Le 18 octobre 2021, Hamouri a reçu pour la première fois une lettre du ministère israélien de l’Intérieur l’informant que sa résidence à Jérusalem était révoquée. De nombreux résidents palestiniens de Jérusalem sont également confrontés à la même menace de voir leur résidence révoquée après l’adoption de cette loi d’apartheid, qui constitue un crime contre l’humanité.
"Cette occupation ne nous considère pas, ou ne nous traite pas, comme des êtres humains ayant le droit de vivre comme des personnes libres" a écrit Hamouri depuis sa prison au début du mois de juillet.
La loi de loyauté est un instrument moderne de nettoyage ethnique. En étendant son champ d’application aux Palestiniens possédant la citoyenneté israélienne (qui représentent environ 20 % de la population israélienne totale) cette loi vise à contrôler la population palestinienne.
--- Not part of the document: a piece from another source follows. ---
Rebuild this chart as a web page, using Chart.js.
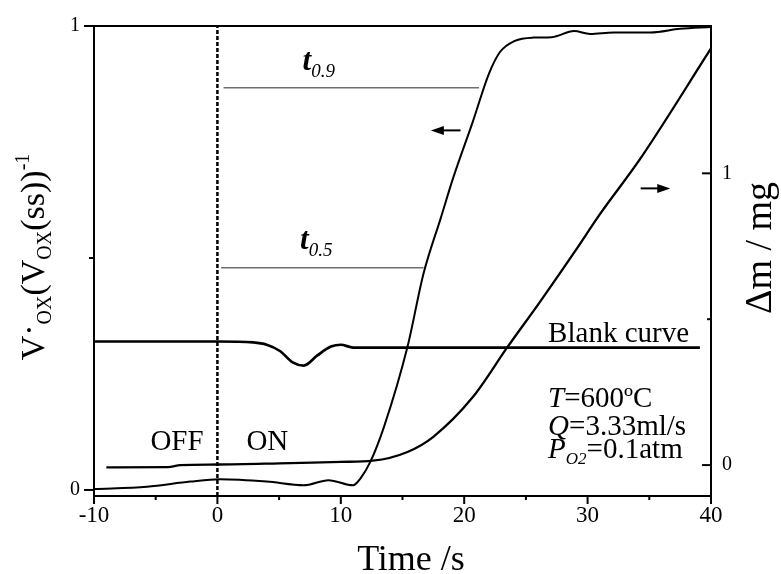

La déportation des personnes qui documentent et révèlent les crimes israéliens n’est cependant pas uniquement réservée aux Palestiniens. En 2019, le gouvernement israélien a expulsé Omar Shakir, directeur de Human Rights Watch. Kenneth Roth, directeur exécutif de l’organisation à l’époque, a expliqué que l’expulsion de Shakir "montre pourquoi la communauté internationale doit réamorcer son approche de la détérioration du bilan d’Israël en matière de droits humains."
"Un gouvernement qui expulse un enquêteur de premier plan en matière de droits de l’Homme n’est pas susceptible de mettre fin à son oppression systématique des Palestiniens sous occupation sans une pression internationale beaucoup plus forte" a déclaré Roth.
A son arrivée à Paris, Hamouri a déclaré à la presse : "nous avons changé de lieu mais le combat continue."
"Nous ne pouvons pas abandonner la Palestine" a-t-il souligné. "La résistance est notre droit."